Thursday, December 01, 2005

note to self

do not i repeat do not drink five red bulls in four hours while driving non stop through the cheeze state, makes one feel not good, shaking and like just got off of horse for a rough four hour ride....thank you and never again!

thanksgiving

If this one, meaning me, am not lost with in my own mind than i really don't think i live in reality and hell, i don't want to but i woke up at 1030 on thanksgiving morning and realized i have failed mi familia yet again. i was supposed to be at my parentals house at 6 am and had a little to much fun the previous evening! i quickly arranged for my friends car and drove to my aunt and uncles house in wisconsin.

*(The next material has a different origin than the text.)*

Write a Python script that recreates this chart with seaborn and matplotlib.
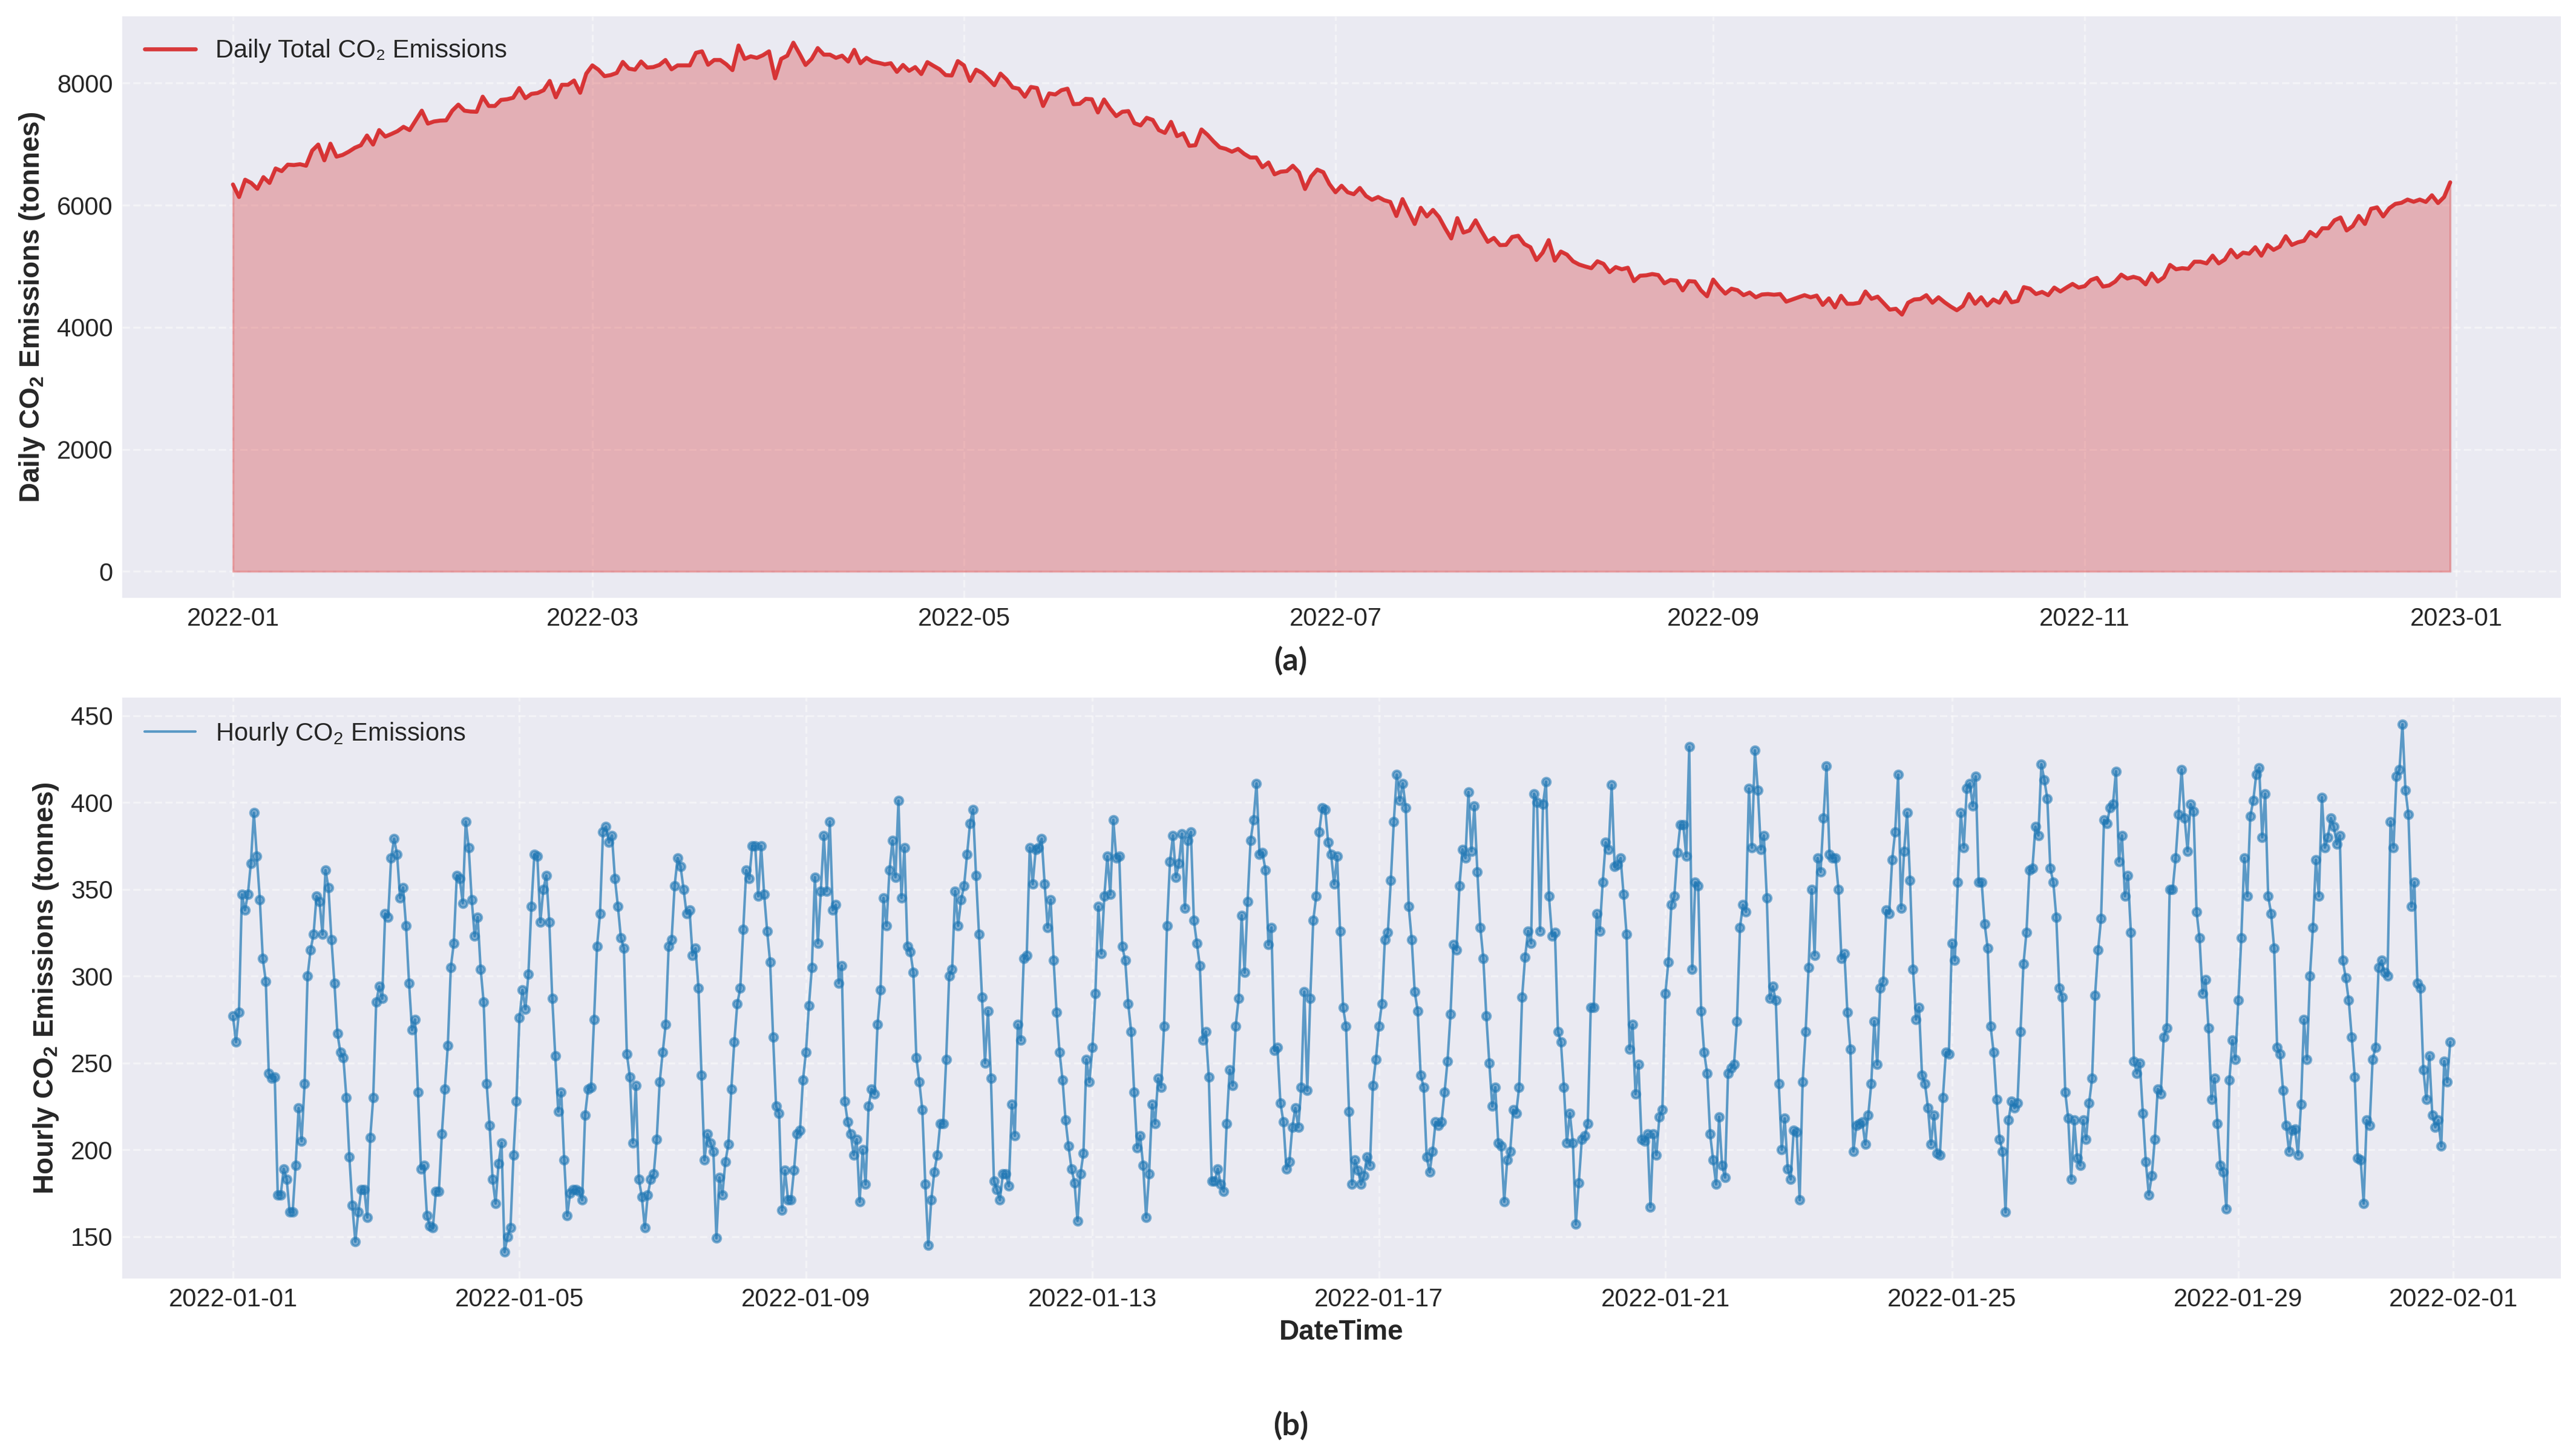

Usually it would have taken 5 and a half hours or more but i made it in four, no traffic OF Course!!! my unlce, a lovely man and soul held dinner for us. it was a beautiful thanksgiving
sister showing with her little baby
dance party
cigs with my cousin
a lot of food
little brother opening up, the one below me
and love in the air
the next day my family and my sister and brother in law ate chinese and went to see a show, charles dickends a christmas carol. It was the best damn show have seen with that play!
then my brother tony drove my friends car home with me and also made it in great time, middle children sure know how to drive, well and speedily;)
God bless us one and all!!!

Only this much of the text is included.